The problem: Without the pictures, extract every line from the start of the material to the line containing "175, 255, 105, 280, 150, 115, 140, 290];", both ends included.

[START]

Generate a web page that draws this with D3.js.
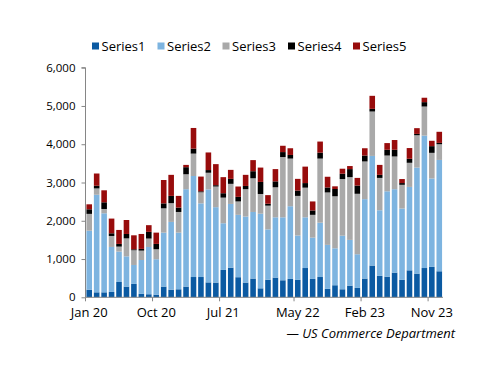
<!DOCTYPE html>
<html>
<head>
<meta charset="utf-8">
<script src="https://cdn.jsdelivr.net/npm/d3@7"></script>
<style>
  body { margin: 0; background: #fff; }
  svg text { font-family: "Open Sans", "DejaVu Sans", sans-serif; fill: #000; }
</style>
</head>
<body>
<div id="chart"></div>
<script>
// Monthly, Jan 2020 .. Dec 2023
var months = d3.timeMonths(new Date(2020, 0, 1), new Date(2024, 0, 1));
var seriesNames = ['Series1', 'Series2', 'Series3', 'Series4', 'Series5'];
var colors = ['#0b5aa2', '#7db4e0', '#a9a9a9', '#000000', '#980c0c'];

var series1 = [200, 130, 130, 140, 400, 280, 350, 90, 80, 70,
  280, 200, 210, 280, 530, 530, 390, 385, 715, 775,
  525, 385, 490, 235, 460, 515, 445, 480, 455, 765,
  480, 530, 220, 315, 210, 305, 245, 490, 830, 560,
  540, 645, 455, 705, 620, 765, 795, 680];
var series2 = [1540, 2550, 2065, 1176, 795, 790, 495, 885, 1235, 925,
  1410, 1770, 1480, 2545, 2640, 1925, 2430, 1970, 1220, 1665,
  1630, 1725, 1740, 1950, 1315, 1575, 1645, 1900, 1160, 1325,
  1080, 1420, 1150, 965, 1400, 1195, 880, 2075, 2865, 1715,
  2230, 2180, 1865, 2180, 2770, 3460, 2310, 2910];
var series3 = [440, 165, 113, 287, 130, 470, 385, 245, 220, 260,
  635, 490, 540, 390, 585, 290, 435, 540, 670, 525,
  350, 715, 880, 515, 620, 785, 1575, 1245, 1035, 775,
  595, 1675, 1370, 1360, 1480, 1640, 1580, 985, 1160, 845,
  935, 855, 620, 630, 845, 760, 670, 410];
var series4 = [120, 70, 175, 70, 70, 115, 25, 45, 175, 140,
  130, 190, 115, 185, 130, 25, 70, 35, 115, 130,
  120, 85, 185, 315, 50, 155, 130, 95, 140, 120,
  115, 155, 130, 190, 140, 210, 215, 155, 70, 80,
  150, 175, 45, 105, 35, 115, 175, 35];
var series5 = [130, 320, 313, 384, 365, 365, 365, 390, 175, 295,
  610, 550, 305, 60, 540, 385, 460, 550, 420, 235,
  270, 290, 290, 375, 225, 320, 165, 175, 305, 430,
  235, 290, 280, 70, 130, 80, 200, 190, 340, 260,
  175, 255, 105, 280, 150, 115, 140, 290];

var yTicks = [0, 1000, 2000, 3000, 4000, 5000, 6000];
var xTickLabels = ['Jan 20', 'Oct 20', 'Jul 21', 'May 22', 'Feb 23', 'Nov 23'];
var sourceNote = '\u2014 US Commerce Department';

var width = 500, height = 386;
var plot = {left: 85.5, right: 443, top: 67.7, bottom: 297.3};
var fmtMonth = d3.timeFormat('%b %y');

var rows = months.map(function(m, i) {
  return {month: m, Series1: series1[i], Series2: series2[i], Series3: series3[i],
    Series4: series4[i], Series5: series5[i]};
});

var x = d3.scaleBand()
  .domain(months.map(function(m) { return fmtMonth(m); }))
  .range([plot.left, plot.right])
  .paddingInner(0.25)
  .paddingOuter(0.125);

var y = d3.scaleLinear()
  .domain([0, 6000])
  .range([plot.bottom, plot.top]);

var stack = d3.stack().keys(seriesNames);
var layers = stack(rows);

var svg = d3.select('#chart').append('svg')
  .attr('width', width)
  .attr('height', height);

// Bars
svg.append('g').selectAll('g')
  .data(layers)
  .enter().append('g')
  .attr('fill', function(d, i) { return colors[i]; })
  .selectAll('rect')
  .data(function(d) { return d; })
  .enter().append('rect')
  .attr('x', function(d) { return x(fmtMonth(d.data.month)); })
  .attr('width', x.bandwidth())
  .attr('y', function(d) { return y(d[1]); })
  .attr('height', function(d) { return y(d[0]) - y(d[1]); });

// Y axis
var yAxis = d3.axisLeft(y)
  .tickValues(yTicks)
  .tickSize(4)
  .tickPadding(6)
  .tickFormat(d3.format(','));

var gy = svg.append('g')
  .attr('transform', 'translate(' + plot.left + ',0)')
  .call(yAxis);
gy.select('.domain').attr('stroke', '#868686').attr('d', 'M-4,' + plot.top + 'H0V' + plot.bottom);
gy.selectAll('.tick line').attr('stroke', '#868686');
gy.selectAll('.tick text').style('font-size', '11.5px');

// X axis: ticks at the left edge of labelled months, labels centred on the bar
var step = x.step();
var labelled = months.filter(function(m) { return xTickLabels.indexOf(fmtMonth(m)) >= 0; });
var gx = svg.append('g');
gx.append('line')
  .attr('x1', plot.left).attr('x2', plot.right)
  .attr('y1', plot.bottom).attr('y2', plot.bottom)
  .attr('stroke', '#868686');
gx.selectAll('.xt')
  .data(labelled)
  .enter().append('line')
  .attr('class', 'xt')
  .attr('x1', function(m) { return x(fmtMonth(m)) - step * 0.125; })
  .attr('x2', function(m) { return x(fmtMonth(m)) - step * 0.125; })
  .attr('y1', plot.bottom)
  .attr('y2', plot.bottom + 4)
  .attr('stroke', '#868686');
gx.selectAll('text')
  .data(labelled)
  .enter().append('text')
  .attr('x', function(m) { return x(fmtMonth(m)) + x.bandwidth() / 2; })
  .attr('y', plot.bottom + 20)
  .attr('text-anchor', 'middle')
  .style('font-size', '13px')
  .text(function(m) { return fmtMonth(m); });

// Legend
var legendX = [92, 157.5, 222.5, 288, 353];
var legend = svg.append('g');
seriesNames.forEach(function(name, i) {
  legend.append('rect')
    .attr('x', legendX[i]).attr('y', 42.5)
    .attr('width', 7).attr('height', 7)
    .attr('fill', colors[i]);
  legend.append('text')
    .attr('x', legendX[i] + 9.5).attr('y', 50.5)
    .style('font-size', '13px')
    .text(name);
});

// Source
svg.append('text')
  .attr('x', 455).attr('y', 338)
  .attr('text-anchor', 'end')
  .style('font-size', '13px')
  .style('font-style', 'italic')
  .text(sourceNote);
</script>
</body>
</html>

[END]

Task result:
Generate a web page that draws this with D3.js.
<!DOCTYPE html>
<html>
<head>
<meta charset="utf-8">
<script src="https://cdn.jsdelivr.net/npm/d3@7"></script>
<style>
  body { margin: 0; background: #fff; }
  svg text { font-family: "Open Sans", "DejaVu Sans", sans-serif; fill: #000; }
</style>
</head>
<body>
<div id="chart"></div>
<script>
// Monthly, Jan 2020 .. Dec 2023
var months = d3.timeMonths(new Date(2020, 0, 1), new Date(2024, 0, 1));
var seriesNames = ['Series1', 'Series2', 'Series3', 'Series4', 'Series5'];
var colors = ['#0b5aa2', '#7db4e0', '#a9a9a9', '#000000', '#980c0c'];

var series1 = [200, 130, 130, 140, 400, 280, 350, 90, 80, 70,
  280, 200, 210, 280, 530, 530, 390, 385, 715, 775,
  525, 385, 490, 235, 460, 515, 445, 480, 455, 765,
  480, 530, 220, 315, 210, 305, 245, 490, 830, 560,
  540, 645, 455, 705, 620, 765, 795, 680];
var series2 = [1540, 2550, 2065, 1176, 795, 790, 495, 885, 1235, 925,
  1410, 1770, 1480, 2545, 2640, 1925, 2430, 1970, 1220, 1665,
  1630, 1725, 1740, 1950, 1315, 1575, 1645, 1900, 1160, 1325,
  1080, 1420, 1150, 965, 1400, 1195, 880, 2075, 2865, 1715,
  2230, 2180, 1865, 2180, 2770, 3460, 2310, 2910];
var series3 = [440, 165, 113, 287, 130, 470, 385, 245, 220, 260,
  635, 490, 540, 390, 585, 290, 435, 540, 670, 525,
  350, 715, 880, 515, 620, 785, 1575, 1245, 1035, 775,
  595, 1675, 1370, 1360, 1480, 1640, 1580, 985, 1160, 845,
  935, 855, 620, 630, 845, 760, 670, 410];
var series4 = [120, 70, 175, 70, 70, 115, 25, 45, 175, 140,
  130, 190, 115, 185, 130, 25, 70, 35, 115, 130,
  120, 85, 185, 315, 50, 155, 130, 95, 140, 120,
  115, 155, 130, 190, 140, 210, 215, 155, 70, 80,
  150, 175, 45, 105, 35, 115, 175, 35];
var series5 = [130, 320, 313, 384, 365, 365, 365, 390, 175, 295,
  610, 550, 305, 60, 540, 385, 460, 550, 420, 235,
  270, 290, 290, 375, 225, 320, 165, 175, 305, 430,
  235, 290, 280, 70, 130, 80, 200, 190, 340, 260,
  175, 255, 105, 280, 150, 115, 140, 290];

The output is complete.